For the past 2 yrs I have been dealing with lots of Fortran and C++, all in a scientific environment, while not touching any single line of Java. Now I'm planning on getting back to a full time daily job and want to show possible employers something more tangible than some incomprehensible numerical methods implementations.
To cut the cheese, how much time do you think it would take me to get in shape to do the SCJP exam? I can get daily sessions of something like 3hs of studying everyday, but I'm at lost of how much time it will take to read through Berts & Sierra book and actually LEARN anything. After 4 yrs in college I realized that cramming just doesn't works.
It is a tough question to answer. The best I can do is tell you that this exam is more difficult than it would appear at first sight, and you will require a lot of preparation to be comfortable enough. Based on your experience with Java (which seems to be none) and the amount of time that you can spend each day, I would say that you might want to allocate at least 6 months to study for the exam. But only you can decide how long you need to prepare for it. If I were you, I would spend 1 week or so reading basic tutorials on the language, concentrating on how Java is different from C++ (this might be a very good idea, because that way you have a point of reference.) Notice that Java and C++ are very similar in many ways, but also very different languages, and that you are bound to have to fight the preconceptions that you have about how OO works, because what you know about OO is based on C++'s implementation.

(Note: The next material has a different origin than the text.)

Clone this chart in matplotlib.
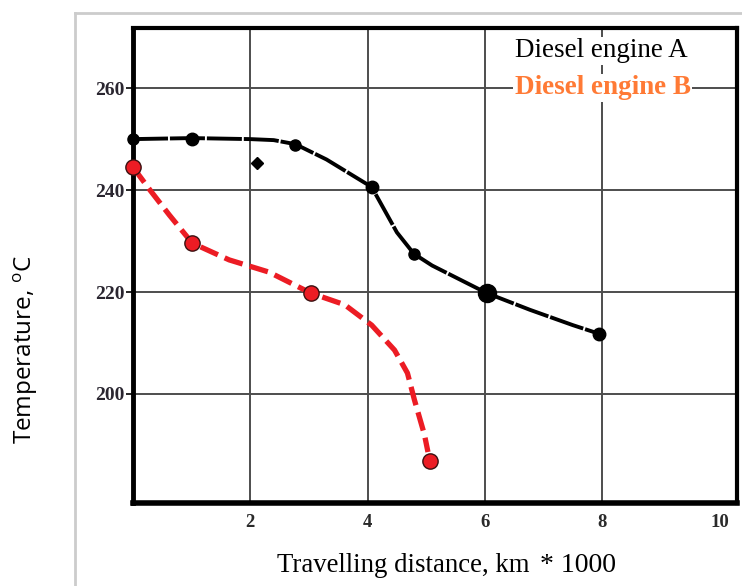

Once you have spent at least 1 week getting familiarized with the language, then you can start by getting a basic Java book and do all the exercises that you can. Write a lot of programs, because that will shorten your learning time. When you are done with the basic book, then you can read the Kathy Sierra and Bert Bates book. You could perhaps try to take a shortcut and bypass reading a basic Java book, going straight for the Sierra and Bates book, but I would recommend to spend an extra week or two with a more basic book before starting with the certification guide. Once you are at that stage, it's just a question of being systematic, writing a lot of sample code, and asking a lot of questions here. You are going to need to be patient and disciplined in how you approach this process though. Don't try to build the house starting from the roof, take your time and make sure you learn the basics before starting to build further on your knowledge.
I wish you good luck with it!
All code in my posts, unless a source is explicitly mentioned, is my own.
Yes getting a certification at this point of time maybe is a good idea.
Ususally I have noticed that candidates who score well in the SCJP exam have at least six months hands-on programming practice with J2SE. But I have also heard of candidates who have done well with as little as three months practice. the questions in the exam can be rather challenging and often require you to carefully think through the problem. So, make sure that you get plenty of practice with problems involving the new features. Once you have adequate practice under your belt, you will be able to handle the questions in the exam.
A good place to begin maybe is by taking some sample diagonostic test based on the certification exam so that way you can access your preparation level rightaway and then estimate the time required to be spent on the preparation.
you can also take series of mock test to keep monitoring your level. SCJP study guide by Kathy Sierra & Bert Bates is avery good book to begin and you can include some mock tests also in the preparation plan.
I am planning for appearing SCJP1.6. I have a java background already but only a year's gap from the core java work has made me to forget few basics even.
Please find me the best approach of picking up the speed for the preparation.